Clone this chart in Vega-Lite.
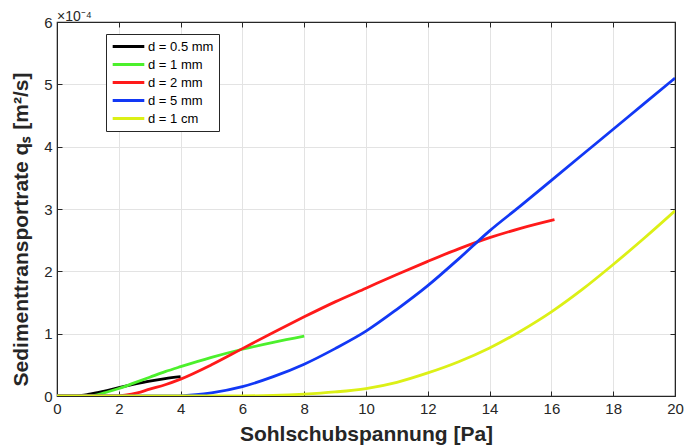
{
  "$schema": "https://vega.github.io/schema/vega-lite/v6.json",
  "width": 618,
  "height": 374,
  "autosize": {"type": "none"},
  "padding": {"left": 57, "top": 22, "right": 10, "bottom": 52},
  "background": "white",
  "title": {"text": "×10⁻⁴", "anchor": "start", "frame": "group", "fontSize": 14, "fontWeight": "normal", "font": "Liberation Sans", "color": "#262626", "offset": 3, "dy": 12},
  "config": {
    "font": "Liberation Sans",
    "view": {"stroke": "#262626", "strokeWidth": 1.2},
    "axis": {"grid": true, "gridColor": "#e3e3e3", "gridWidth": 1, "domainColor": "#262626", "tickColor": "#262626", "labelColor": "#262626", "labelFontSize": 15, "titleFontSize": 21, "titleFontWeight": "bold", "titleColor": "#262626", "tickSize": -5, "labelPadding": 10}
  },
  "data": {"values": [
    {"s": "d = 0.5 mm", "x": 0, "y": 0}, {"s": "d = 0.5 mm", "x": 0.5, "y": 0}, {"s": "d = 0.5 mm", "x": 0.8, "y": 0.01}, {"s": "d = 0.5 mm", "x": 1, "y": 0.025}, {"s": "d = 0.5 mm", "x": 1.5, "y": 0.075}, {"s": "d = 0.5 mm", "x": 2, "y": 0.135}, {"s": "d = 0.5 mm", "x": 2.5, "y": 0.19}, {"s": "d = 0.5 mm", "x": 3, "y": 0.24}, {"s": "d = 0.5 mm", "x": 3.5, "y": 0.28}, {"s": "d = 0.5 mm", "x": 4, "y": 0.31},
    {"s": "d = 1 mm", "x": 0, "y": 0}, {"s": "d = 1 mm", "x": 1, "y": 0}, {"s": "d = 1 mm", "x": 1.3, "y": 0.02}, {"s": "d = 1 mm", "x": 1.6, "y": 0.06}, {"s": "d = 1 mm", "x": 2, "y": 0.12}, {"s": "d = 1 mm", "x": 2.5, "y": 0.21}, {"s": "d = 1 mm", "x": 3, "y": 0.3}, {"s": "d = 1 mm", "x": 3.5, "y": 0.39}, {"s": "d = 1 mm", "x": 4, "y": 0.47}, {"s": "d = 1 mm", "x": 5, "y": 0.62}, {"s": "d = 1 mm", "x": 6, "y": 0.75}, {"s": "d = 1 mm", "x": 7, "y": 0.86}, {"s": "d = 1 mm", "x": 8, "y": 0.96},
    {"s": "d = 2 mm", "x": 0, "y": 0}, {"s": "d = 2 mm", "x": 1.8, "y": 0}, {"s": "d = 2 mm", "x": 2.2, "y": 0.015}, {"s": "d = 2 mm", "x": 2.6, "y": 0.05}, {"s": "d = 2 mm", "x": 3, "y": 0.11}, {"s": "d = 2 mm", "x": 3.5, "y": 0.18}, {"s": "d = 2 mm", "x": 4, "y": 0.27}, {"s": "d = 2 mm", "x": 5, "y": 0.5}, {"s": "d = 2 mm", "x": 6, "y": 0.76}, {"s": "d = 2 mm", "x": 7, "y": 1.02}, {"s": "d = 2 mm", "x": 8, "y": 1.27}, {"s": "d = 2 mm", "x": 9, "y": 1.51}, {"s": "d = 2 mm", "x": 10, "y": 1.73}, {"s": "d = 2 mm", "x": 11, "y": 1.95}, {"s": "d = 2 mm", "x": 12, "y": 2.16}, {"s": "d = 2 mm", "x": 13, "y": 2.36}, {"s": "d = 2 mm", "x": 14, "y": 2.54}, {"s": "d = 2 mm", "x": 15, "y": 2.69}, {"s": "d = 2 mm", "x": 16.1, "y": 2.83},
    {"s": "d = 5 mm", "x": 0, "y": 0}, {"s": "d = 5 mm", "x": 3.8, "y": 0}, {"s": "d = 5 mm", "x": 4.5, "y": 0.02}, {"s": "d = 5 mm", "x": 5, "y": 0.05}, {"s": "d = 5 mm", "x": 6, "y": 0.15}, {"s": "d = 5 mm", "x": 7, "y": 0.31}, {"s": "d = 5 mm", "x": 8, "y": 0.51}, {"s": "d = 5 mm", "x": 9, "y": 0.76}, {"s": "d = 5 mm", "x": 10, "y": 1.04}, {"s": "d = 5 mm", "x": 11, "y": 1.39}, {"s": "d = 5 mm", "x": 12, "y": 1.77}, {"s": "d = 5 mm", "x": 13, "y": 2.2}, {"s": "d = 5 mm", "x": 14, "y": 2.65}, {"s": "d = 5 mm", "x": 15, "y": 3.05}, {"s": "d = 5 mm", "x": 16, "y": 3.46}, {"s": "d = 5 mm", "x": 17, "y": 3.87}, {"s": "d = 5 mm", "x": 18, "y": 4.28}, {"s": "d = 5 mm", "x": 19, "y": 4.69}, {"s": "d = 5 mm", "x": 20, "y": 5.1},
    {"s": "d = 1 cm", "x": 0, "y": 0}, {"s": "d = 1 cm", "x": 5.5, "y": 0}, {"s": "d = 1 cm", "x": 7, "y": 0.01}, {"s": "d = 1 cm", "x": 8, "y": 0.03}, {"s": "d = 1 cm", "x": 9, "y": 0.065}, {"s": "d = 1 cm", "x": 10, "y": 0.12}, {"s": "d = 1 cm", "x": 11, "y": 0.22}, {"s": "d = 1 cm", "x": 12, "y": 0.37}, {"s": "d = 1 cm", "x": 13, "y": 0.55}, {"s": "d = 1 cm", "x": 14, "y": 0.77}, {"s": "d = 1 cm", "x": 15, "y": 1.04}, {"s": "d = 1 cm", "x": 16, "y": 1.35}, {"s": "d = 1 cm", "x": 17, "y": 1.71}, {"s": "d = 1 cm", "x": 18, "y": 2.11}, {"s": "d = 1 cm", "x": 19, "y": 2.53}, {"s": "d = 1 cm", "x": 20, "y": 2.97}
  ]},
  "layer": [
    {
      "mark": {"type": "line", "strokeWidth": 2.8, "clip": true, "interpolate": "monotone"},
      "encoding": {
        "x": {"field": "x", "type": "quantitative", "scale": {"domain": [0, 20], "nice": false}, "axis": {"values": [0,2,4,6,8,10,12,14,16,18,20], "title": "Sohlschubspannung [Pa]", "titlePadding": 7, "labelFlush": false}},
        "y": {"field": "y", "type": "quantitative", "scale": {"domain": [0, 6], "nice": false}, "axis": {"values": [0,1,2,3,4,5,6], "title": "Sedimenttransportrate qₛ [m²/s]", "titlePadding": 12, "titleY": 207}},
        "color": {"field": "s", "type": "nominal",
          "scale": {"domain": ["d = 0.5 mm", "d = 1 mm", "d = 2 mm", "d = 5 mm", "d = 1 cm"], "range": ["#000000", "#4cf02c", "#ff1a1a", "#1238f5", "#dcf016"]},
          "legend": {"title": null, "orient": "none", "legendX": 49, "legendY": 12, "symbolType": "stroke", "symbolSize": 1000, "symbolStrokeWidth": 3, "clipHeight": 15, "labelFontSize": 13, "labelColor": "#000000", "fillColor": "white", "strokeColor": "#262626", "padding": 5, "rowPadding": 3, "labelOffset": 2}},
        "detail": {"field": "s"}
      }
    },
    {
      "mark": {"type": "line", "opacity": 0},
      "encoding": {
        "x": {"field": "x", "type": "quantitative", "axis": {"orient": "top", "values": [0,2,4,6,8,10,12,14,16,18,20], "labels": false, "title": null, "grid": false}},
        "y": {"field": "y", "type": "quantitative", "axis": {"orient": "right", "values": [0,1,2,3,4,5,6], "labels": false, "title": null, "grid": false}},
        "detail": {"field": "s"}
      }
    }
  ],
  "resolve": {"axis": {"x": "independent", "y": "independent"}}
}
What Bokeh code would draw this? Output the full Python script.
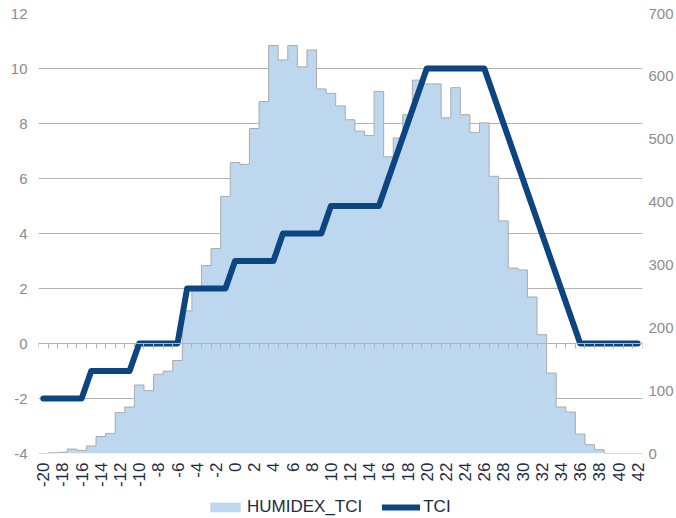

§ **Problem**
Without the pictures, restate all of the entries above verbatim.

§ **Exercise solution**
Clone this chart in Vega-Lite.
{
  "$schema": "https://vega.github.io/schema/vega-lite/v6.json",
  "width": 618,
  "height": 374,
  "autosize": {"type": "none"},
  "padding": {"left": 57, "top": 22, "right": 10, "bottom": 52},
  "background": "white",
  "title": {"text": "×10⁻⁴", "anchor": "start", "frame": "group", "fontSize": 14, "fontWeight": "normal", "font": "Liberation Sans", "color": "#262626", "offset": 3, "dy": 12},
  "config": {
    "font": "Liberation Sans",
    "view": {"stroke": "#262626", "strokeWidth": 1.2},
    "axis": {"grid": true, "gridColor": "#e3e3e3", "gridWidth": 1, "domainColor": "#262626", "tickColor": "#262626", "labelColor": "#262626", "labelFontSize": 15, "titleFontSize": 21, "titleFontWeight": "bold", "titleColor": "#262626", "tickSize": -5, "labelPadding": 10}
  },
  "data": {"values": [
    {"s": "d = 0.5 mm", "x": 0, "y": 0}, {"s": "d = 0.5 mm", "x": 0.5, "y": 0}, {"s": "d = 0.5 mm", "x": 0.8, "y": 0.01}, {"s": "d = 0.5 mm", "x": 1, "y": 0.025}, {"s": "d = 0.5 mm", "x": 1.5, "y": 0.075}, {"s": "d = 0.5 mm", "x": 2, "y": 0.135}, {"s": "d = 0.5 mm", "x": 2.5, "y": 0.19}, {"s": "d = 0.5 mm", "x": 3, "y": 0.24}, {"s": "d = 0.5 mm", "x": 3.5, "y": 0.28}, {"s": "d = 0.5 mm", "x": 4, "y": 0.31},
    {"s": "d = 1 mm", "x": 0, "y": 0}, {"s": "d = 1 mm", "x": 1, "y": 0}, {"s": "d = 1 mm", "x": 1.3, "y": 0.02}, {"s": "d = 1 mm", "x": 1.6, "y": 0.06}, {"s": "d = 1 mm", "x": 2, "y": 0.12}, {"s": "d = 1 mm", "x": 2.5, "y": 0.21}, {"s": "d = 1 mm", "x": 3, "y": 0.3}, {"s": "d = 1 mm", "x": 3.5, "y": 0.39}, {"s": "d = 1 mm", "x": 4, "y": 0.47}, {"s": "d = 1 mm", "x": 5, "y": 0.62}, {"s": "d = 1 mm", "x": 6, "y": 0.75}, {"s": "d = 1 mm", "x": 7, "y": 0.86}, {"s": "d = 1 mm", "x": 8, "y": 0.96},
    {"s": "d = 2 mm", "x": 0, "y": 0}, {"s": "d = 2 mm", "x": 1.8, "y": 0}, {"s": "d = 2 mm", "x": 2.2, "y": 0.015}, {"s": "d = 2 mm", "x": 2.6, "y": 0.05}, {"s": "d = 2 mm", "x": 3, "y": 0.11}, {"s": "d = 2 mm", "x": 3.5, "y": 0.18}, {"s": "d = 2 mm", "x": 4, "y": 0.27}, {"s": "d = 2 mm", "x": 5, "y": 0.5}, {"s": "d = 2 mm", "x": 6, "y": 0.76}, {"s": "d = 2 mm", "x": 7, "y": 1.02}, {"s": "d = 2 mm", "x": 8, "y": 1.27}, {"s": "d = 2 mm", "x": 9, "y": 1.51}, {"s": "d = 2 mm", "x": 10, "y": 1.73}, {"s": "d = 2 mm", "x": 11, "y": 1.95}, {"s": "d = 2 mm", "x": 12, "y": 2.16}, {"s": "d = 2 mm", "x": 13, "y": 2.36}, {"s": "d = 2 mm", "x": 14, "y": 2.54}, {"s": "d = 2 mm", "x": 15, "y": 2.69}, {"s": "d = 2 mm", "x": 16.1, "y": 2.83},
    {"s": "d = 5 mm", "x": 0, "y": 0}, {"s": "d = 5 mm", "x": 3.8, "y": 0}, {"s": "d = 5 mm", "x": 4.5, "y": 0.02}, {"s": "d = 5 mm", "x": 5, "y": 0.05}, {"s": "d = 5 mm", "x": 6, "y": 0.15}, {"s": "d = 5 mm", "x": 7, "y": 0.31}, {"s": "d = 5 mm", "x": 8, "y": 0.51}, {"s": "d = 5 mm", "x": 9, "y": 0.76}, {"s": "d = 5 mm", "x": 10, "y": 1.04}, {"s": "d = 5 mm", "x": 11, "y": 1.39}, {"s": "d = 5 mm", "x": 12, "y": 1.77}, {"s": "d = 5 mm", "x": 13, "y": 2.2}, {"s": "d = 5 mm", "x": 14, "y": 2.65}, {"s": "d = 5 mm", "x": 15, "y": 3.05}, {"s": "d = 5 mm", "x": 16, "y": 3.46}, {"s": "d = 5 mm", "x": 17, "y": 3.87}, {"s": "d = 5 mm", "x": 18, "y": 4.28}, {"s": "d = 5 mm", "x": 19, "y": 4.69}, {"s": "d = 5 mm", "x": 20, "y": 5.1},
    {"s": "d = 1 cm", "x": 0, "y": 0}, {"s": "d = 1 cm", "x": 5.5, "y": 0}, {"s": "d = 1 cm", "x": 7, "y": 0.01}, {"s": "d = 1 cm", "x": 8, "y": 0.03}, {"s": "d = 1 cm", "x": 9, "y": 0.065}, {"s": "d = 1 cm", "x": 10, "y": 0.12}, {"s": "d = 1 cm", "x": 11, "y": 0.22}, {"s": "d = 1 cm", "x": 12, "y": 0.37}, {"s": "d = 1 cm", "x": 13, "y": 0.55}, {"s": "d = 1 cm", "x": 14, "y": 0.77}, {"s": "d = 1 cm", "x": 15, "y": 1.04}, {"s": "d = 1 cm", "x": 16, "y": 1.35}, {"s": "d = 1 cm", "x": 17, "y": 1.71}, {"s": "d = 1 cm", "x": 18, "y": 2.11}, {"s": "d = 1 cm", "x": 19, "y": 2.53}, {"s": "d = 1 cm", "x": 20, "y": 2.97}
  ]},
  "layer": [
    {
      "mark": {"type": "line", "strokeWidth": 2.8, "clip": true, "interpolate": "monotone"},
      "encoding": {
        "x": {"field": "x", "type": "quantitative", "scale": {"domain": [0, 20], "nice": false}, "axis": {"values": [0,2,4,6,8,10,12,14,16,18,20], "title": "Sohlschubspannung [Pa]", "titlePadding": 7, "labelFlush": false}},
        "y": {"field": "y", "type": "quantitative", "scale": {"domain": [0, 6], "nice": false}, "axis": {"values": [0,1,2,3,4,5,6], "title": "Sedimenttransportrate qₛ [m²/s]", "titlePadding": 12, "titleY": 207}},
        "color": {"field": "s", "type": "nominal",
          "scale": {"domain": ["d = 0.5 mm", "d = 1 mm", "d = 2 mm", "d = 5 mm", "d = 1 cm"], "range": ["#000000", "#4cf02c", "#ff1a1a", "#1238f5", "#dcf016"]},
          "legend": {"title": null, "orient": "none", "legendX": 49, "legendY": 12, "symbolType": "stroke", "symbolSize": 1000, "symbolStrokeWidth": 3, "clipHeight": 15, "labelFontSize": 13, "labelColor": "#000000", "fillColor": "white", "strokeColor": "#262626", "padding": 5, "rowPadding": 3, "labelOffset": 2}},
        "detail": {"field": "s"}
      }
    },
    {
      "mark": {"type": "line", "opacity": 0},
      "encoding": {
        "x": {"field": "x", "type": "quantitative", "axis": {"orient": "top", "values": [0,2,4,6,8,10,12,14,16,18,20], "labels": false, "title": null, "grid": false}},
        "y": {"field": "y", "type": "quantitative", "axis": {"orient": "right", "values": [0,1,2,3,4,5,6], "labels": false, "title": null, "grid": false}},
        "detail": {"field": "s"}
      }
    }
  ],
  "resolve": {"axis": {"x": "independent", "y": "independent"}}
}
What Bokeh code would draw this? Output the full Python script.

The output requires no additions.